Find every line of the listing below where "this" appears, and copy it.

*****

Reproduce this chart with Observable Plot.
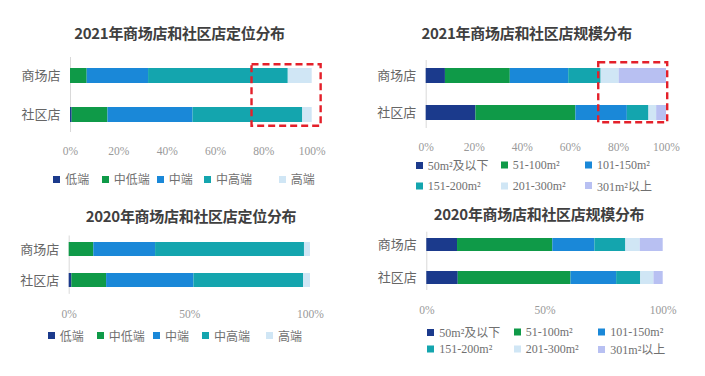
<!DOCTYPE html>
<html><head><meta charset="utf-8">
<script src="https://cdn.jsdelivr.net/npm/d3@7"></script>
<script src="https://cdn.jsdelivr.net/npm/@observablehq/plot@0.6"></script>
<style>
body{margin:0;background:#fff;}
#root{position:relative;width:705px;height:376px;overflow:hidden;font-family:"Noto Sans CJK SC",sans-serif;background:#fff;}
.panel{position:absolute;}
.title{position:absolute;font-weight:bold;font-size:15px;color:#3f3f3f;white-space:nowrap;transform:translate(-50%,-50%);letter-spacing:-0.3px;}
.li{position:absolute;display:flex;align-items:center;transform:translateY(-50%);font-size:12px;color:#707070;white-space:nowrap;font-family:"Liberation Serif","Noto Sans CJK SC",serif;}
.sw{width:7px;height:7px;margin-right:5px;}
</style></head><body><div id="root"></div><script>
// ---- data ----
const stores = ["商场店", "社区店"];
const tiers = ["低端", "中低端", "中端", "中高端", "高端"];
const sizes = ["50m²及以下", "51-100m²", "101-150m²", "151-200m²", "201-300m²", "301m²以上"];
const titles = ["2021年商场店和社区店定位分布", "2021年商场店和社区店规模分布", "2020年商场店和社区店定位分布", "2020年商场店和社区店规模分布"];
// tier shares (%) per store
const tier2021Mall = [0, 6.9, 25.4, 57.8, 9.9];
const tier2021Community = [0.7, 14.8, 35.2, 45.4, 3.9];
const tier2020Mall = [0, 10.2, 25.6, 61.7, 2.5];
const tier2020Community = [1.1, 14.4, 36.2, 45.4, 2.9];
// size shares (%) per store
const size2021Mall = [8.0, 27.0, 24.3, 13.5, 7.5, 19.7];
const size2021Community = [20.7, 41.6, 21.4, 9.0, 3.2, 4.1];
const size2020Mall = [13.0, 40.3, 17.8, 13.1, 6.1, 9.7];
const size2020Community = [13.3, 47.7, 19.3, 10.2, 5.6, 3.9];
// tick labels
const ticks2021 = [0, 20, 40, 60, 80, 100];
const ticks2020 = [0, 50, 100];
// highlighted range (red dashed box) in %
const highlight2021Tier = [{x1: 75.1, x2: 103.7}];
const highlight2021Size = [{x1: 71.8, x2: 100.5}];

const colors = ["#1b3a8c", "#0f9a48", "#1a88d8", "#14a5ae", "#d0e6f5", "#b8c0f2"];

// ---- layout ----
const panels = [
  {title: titles[0], cats: tiers, rows: [tier2021Mall, tier2021Community], ticks: ticks2021, box: highlight2021Tier,
   left: 0, top: 40, width: 345, height: 125, mt: 17, mb: 33, ml: 70, mr: 33.3, pi: 0.618, po: 0.263, tp: 14, boxIn: [7.3, 6.3],
   titleXY: [179.5, 32], legend: {xs: [53.3, 101.7, 156.7, 204, 278.7], ys: [179], cols: 5}},
  {title: titles[1], cats: sizes, rows: [size2021Mall, size2021Community], ticks: ticks2021, box: highlight2021Size,
   left: 350, top: 40, width: 355, height: 125, mt: 20, mb: 37, ml: 75.7, mr: 39, pi: 0.601, po: 0.205, tp: 14.8, boxIn: [2.3, 5.7],
   titleXY: [526.7, 32], legend: {xs: [415.7, 500.7, 585], ys: [165.3, 185.5], cols: 3}},
  {title: titles[2], cats: tiers, rows: [tier2020Mall, tier2020Community], ticks: ticks2020, box: null,
   left: 0, top: 215, width: 345, height: 110, mt: 20.5, mb: 31.1, ml: 68.7, mr: 35, pi: 0.56, po: 0.213, tp: 15.2,
   titleXY: [191, 215], legend: {xs: [47.7, 96.7, 153, 202, 266], ys: [335.7], cols: 5}},
  {title: titles[3], cats: sizes, rows: [size2020Mall, size2020Community], ticks: ticks2020, box: null,
   left: 350, top: 215, width: 355, height: 110, mt: 16.7, mb: 35, ml: 76.3, mr: 42.3, pi: 0.6, po: 0.173, tp: 15,
   titleXY: [539, 213], legend: {xs: [427.3, 513.7, 598.3], ys: [332.2, 349.3], cols: 3}}
];

const root = document.getElementById("root");

for (const p of panels) {
  const data = [];
  p.rows.forEach((vals, i) => vals.forEach((v, j) => data.push({store: stores[i], cat: p.cats[j], value: v})));
  const marks = [
    Plot.ruleX([0], {stroke: "#d9d9d9", strokeWidth: 1}),
    Plot.barX(data, {x: "value", y: "store", fill: "cat"}),
    Plot.axisX({ticks: p.ticks, tickFormat: d => d + "%", tickSize: 0, tickPadding: p.tp,
      fontFamily: "Liberation Serif", fontSize: 11.5, fill: "#999999", label: null}),
    Plot.axisY({tickSize: 0, tickPadding: 10, fontFamily: "Noto Sans CJK SC", fontSize: 13, fill: "#666666", label: null})
  ];
  if (p.box) {
    marks.push(Plot.rect(p.box, {x1: "x1", x2: "x2", fill: "none", stroke: "#e4202a", strokeWidth: 2.4,
      strokeDasharray: "7,4", insetTop: p.boxIn[0], insetBottom: p.boxIn[1]}));
  }
  const svg = Plot.plot({
    width: p.width, height: p.height,
    marginTop: p.mt, marginBottom: p.mb, marginLeft: p.ml, marginRight: p.mr,
    style: {background: "transparent", overflow: "visible"},
    x: {domain: [0, 100], axis: null},
    y: {domain: stores, paddingInner: p.pi, paddingOuter: p.po, axis: null},
    color: {domain: p.cats, range: colors.slice(0, p.cats.length)},
    marks
  });
  svg.classList.add("panel");
  svg.style.left = p.left + "px";
  svg.style.top = p.top + "px";
  svg.style.position = "absolute";
  root.appendChild(svg);

  const t = document.createElement("div");
  t.className = "title";
  t.textContent = p.title;
  t.style.left = p.titleXY[0] + "px";
  t.style.top = p.titleXY[1] + "px";
  root.appendChild(t);

  p.cats.forEach((c, j) => {
    const li = document.createElement("div");
    li.className = "li";
    const col = j % p.legend.cols, row = Math.floor(j / p.legend.cols);
    li.style.left = p.legend.xs[col] + "px";
    li.style.top = p.legend.ys[row] + "px";
    const sw = document.createElement("span");
    sw.className = "sw";
    sw.style.background = colors[j];
    const tx = document.createElement("span");
    tx.textContent = c;
    li.appendChild(sw); li.appendChild(tx);
    root.appendChild(li);
  });
}
</script></body></html>
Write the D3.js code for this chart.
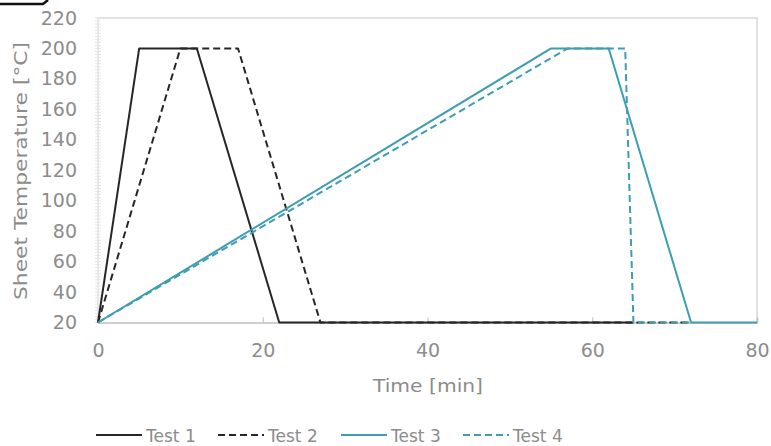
<!DOCTYPE html>
<html><head><meta charset="utf-8">
<script src="https://cdn.jsdelivr.net/npm/d3@7"></script>
<style>body{margin:0;background:#fff}svg{display:block}</style>
</head><body>
<svg id="c" width="771" height="446"></svg>
<script>
const seriesNames = ["Test 1","Test 2","Test 3","Test 4"];
const test1 = [[0,20],[5,200],[12,200],[22,20],[65,20]];
const test2 = [[0,20],[10,200],[17,200],[27,20],[72,20]];
const test3 = [[0,20],[55,200],[62,200],[72,20],[80,20]];
const test4 = [[0,20],[57,200],[64,200],[65,20],[72,20]];
const xTicks = [0,20,40,60,80];
const yTicks = [20,40,60,80,100,120,140,160,180,200,220];
const colors = ["#262626","#262626","#3d9db2","#3d9db2"];
const dashes = [null,"7,4",null,"7,4"];
const data = [test1,test2,test3,test4];

const svg = d3.select("#c");
const font = "'DejaVu Sans', sans-serif";
const grey = "#8c8c8c";
const x = d3.scaleLinear().domain([0,80]).range([98,757]);
const y = d3.scaleLinear().domain([20,220]).range([322.5,18]);

// fragment of neighbouring figure at top-left
svg.append("path").attr("d","M0,4H43L48,0").attr("fill","none").attr("stroke","#111").attr("stroke-width",2.5);

// plot frame
svg.append("path").attr("d",`M${x(0)},${y(220)}H${x(80)}V${y(20)}`).attr("fill","none").attr("stroke","#d9d9d9").attr("stroke-width",1.5);

// left axis line with minor ticks
svg.append("line").attr("x1",x(0)).attr("x2",x(0)).attr("y1",y(220)).attr("y2",y(20)).attr("stroke","#e0e0e0").attr("stroke-width",1.5);
const minor = d3.range(20,221,2);
svg.append("g").selectAll("line").data(minor).join("line")
  .attr("x1",x(0)-3).attr("x2",x(0)+3).attr("y1",d=>y(d)).attr("y2",d=>y(d))
  .attr("stroke","#e6e6e6").attr("stroke-width",1);

// y axis labels
const yAxis = d3.axisLeft(y).tickValues(yTicks).tickSize(0).tickPadding(21);
const gy = svg.append("g").attr("transform",`translate(${x(0)},0)`).call(yAxis);
gy.select(".domain").remove();
gy.selectAll("text").attr("font-family",font).attr("font-size",19).attr("fill",grey);

// x axis
const xAxis = d3.axisBottom(x).tickValues(xTicks).tickSize(-5).tickPadding(21);
const gx = svg.append("g").attr("transform",`translate(0,${y(20)})`).call(xAxis);
gx.select(".domain").attr("stroke","#bfbfbf").attr("stroke-width",1.5);
gx.selectAll(".tick line").attr("stroke","#bfbfbf");
gx.selectAll("text").attr("font-family",font).attr("font-size",19).attr("fill",grey);

// axis titles
svg.append("text").attr("transform",`translate(27,171) rotate(-90)`)
  .attr("text-anchor","middle").attr("font-family",font).attr("font-size",18).attr("fill",grey)
  .attr("textLength",258).attr("lengthAdjust","spacingAndGlyphs")
  .text("Sheet Temperature [°C]");
svg.append("text").attr("x",428).attr("y",392).attr("text-anchor","middle")
  .attr("font-family",font).attr("font-size",18).attr("fill",grey)
  .attr("textLength",110).attr("lengthAdjust","spacingAndGlyphs").text("Time [min]");

// lines
const line = d3.line().x(d=>x(d[0])).y(d=>y(d[1]));
data.forEach((s,i)=>{
  svg.append("path").datum(s).attr("d",line).attr("fill","none")
    .attr("stroke",colors[i]).attr("stroke-width",2)
    .attr("stroke-dasharray",dashes[i]).attr("stroke-linejoin","round");
});

// legend
const legX = [96,218,341,463];
const lg = svg.append("g");
seriesNames.forEach((n,i)=>{
  lg.append("line").attr("x1",legX[i]).attr("x2",legX[i]+46).attr("y1",435).attr("y2",435)
    .attr("stroke",colors[i]).attr("stroke-width",2).attr("stroke-dasharray",dashes[i]);
  lg.append("text").attr("x",legX[i]+50).attr("y",442).attr("font-family",font)
    .attr("font-size",17).attr("fill",grey).text(n);
});
</script>
</body></html>
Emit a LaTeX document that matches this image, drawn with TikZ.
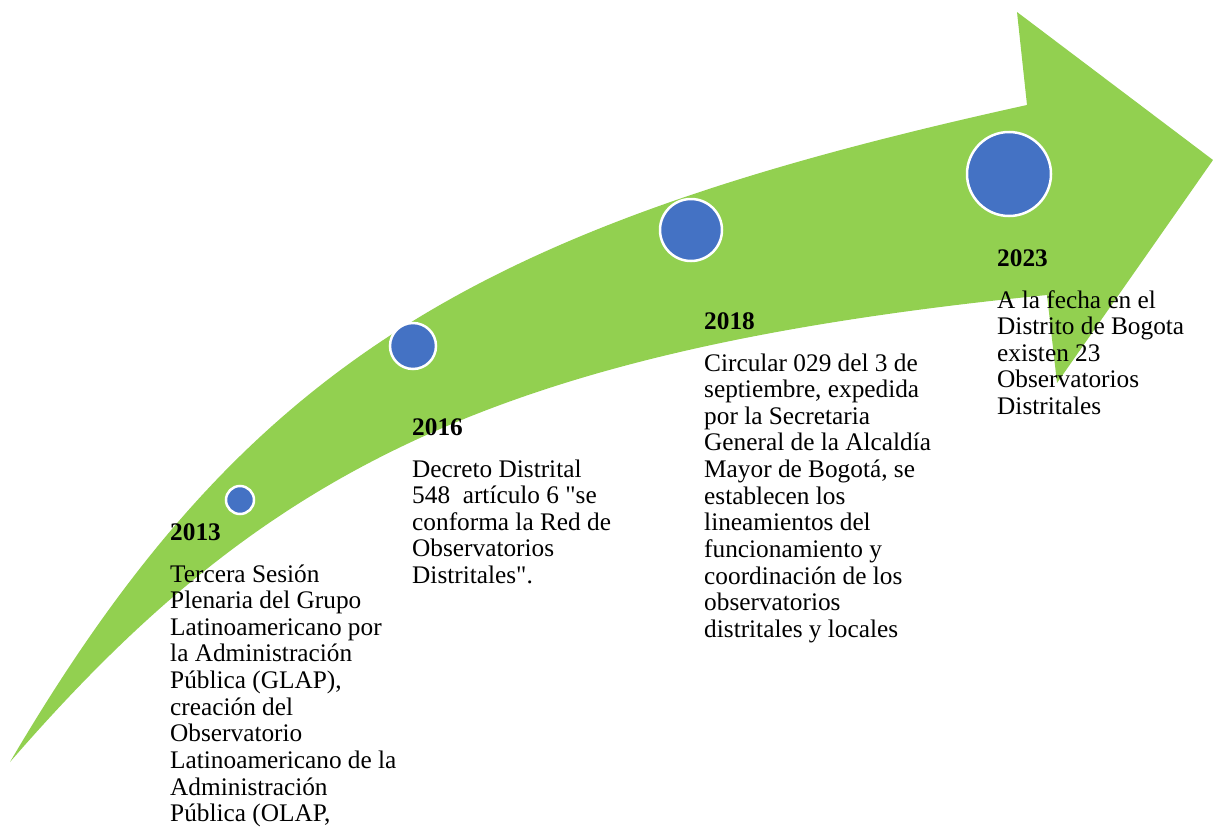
\documentclass[tikz,border=0pt]{standalone}
\usepackage{fontspec}
\setmainfont{Liberation Serif}
\definecolor{arrowgreen}{RGB}{146,208,80}
\definecolor{dotblue}{RGB}{68,114,196}
\tikzset{
yeardot/.style={circle,fill=dotblue,draw=white,line width=2.5pt,inner sep=0pt},
eventtext/.style={anchor=north west,inner sep=0pt,align=left,scale=1.1,transform shape,
  font=\fontsize{23}{24.2}\selectfont}
}

\begin{document}
\begin{tikzpicture}[x=1pt,y=-1pt]
\useasboundingbox (0,0) rectangle (1213,827);
% big curved arrow
\fill[arrowgreen] (10,762) .. controls (245,362) and (477,226) .. (1027,105)
  -- (1017,12) -- (1213,160) -- (1057,383) -- (1047,295)
  .. controls (487,351) and (260,474) .. (10,762) -- cycle;
% dots
\node[yeardot,minimum size=28pt] (d2013) at (240,500) {};
\node[yeardot,minimum size=46pt] (d2016) at (413,346) {};
\node[yeardot,minimum size=62pt] (d2018) at (691,230) {};
\node[yeardot,minimum size=84pt] (d2023) at (1009,174) {};
% texts
\node[eventtext] (t2013) at (170,523) {\textbf{2013}\\[14pt]
Tercera Sesión\\ Plenaria del Grupo\\ Latinoamericano por\\ la Administración\\
Pública (GLAP),\\ creación del\\ Observatorio\\ Latinoamericano de la\\
Administración\\ Pública (OLAP,};
\node[eventtext] (t2016) at (412,418) {\textbf{2016}\\[14pt]
Decreto Distrital\\ 548\ \ artículo 6 \textquotedbl se\\ conforma la Red de\\ Observatorios\\ Distritales\textquotedbl.};
\node[eventtext] (t2018) at (704,312) {\textbf{2018}\\[14pt]
Circular 029 del 3 de\\ septiembre, expedida\\ por la Secretaria\\ General de la Alcaldía\\
Mayor de Bogotá, se\\ establecen los\\ lineamientos del\\ funcionamiento y\\
coordinación de los\\ observatorios\\ distritales y locales};
\node[eventtext] (t2023) at (997,249) {\textbf{2023}\\[14pt]
A la fecha en el\\ Distrito de Bogota\\ existen 23\\ Observatorios\\ Distritales};
\end{tikzpicture}
\end{document}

*****

Solution:
Reproduce this chart with Observable Plot.
Write the D3.js code for this chart.
Emit a LaTeX document that matches this image, drawn with TikZ.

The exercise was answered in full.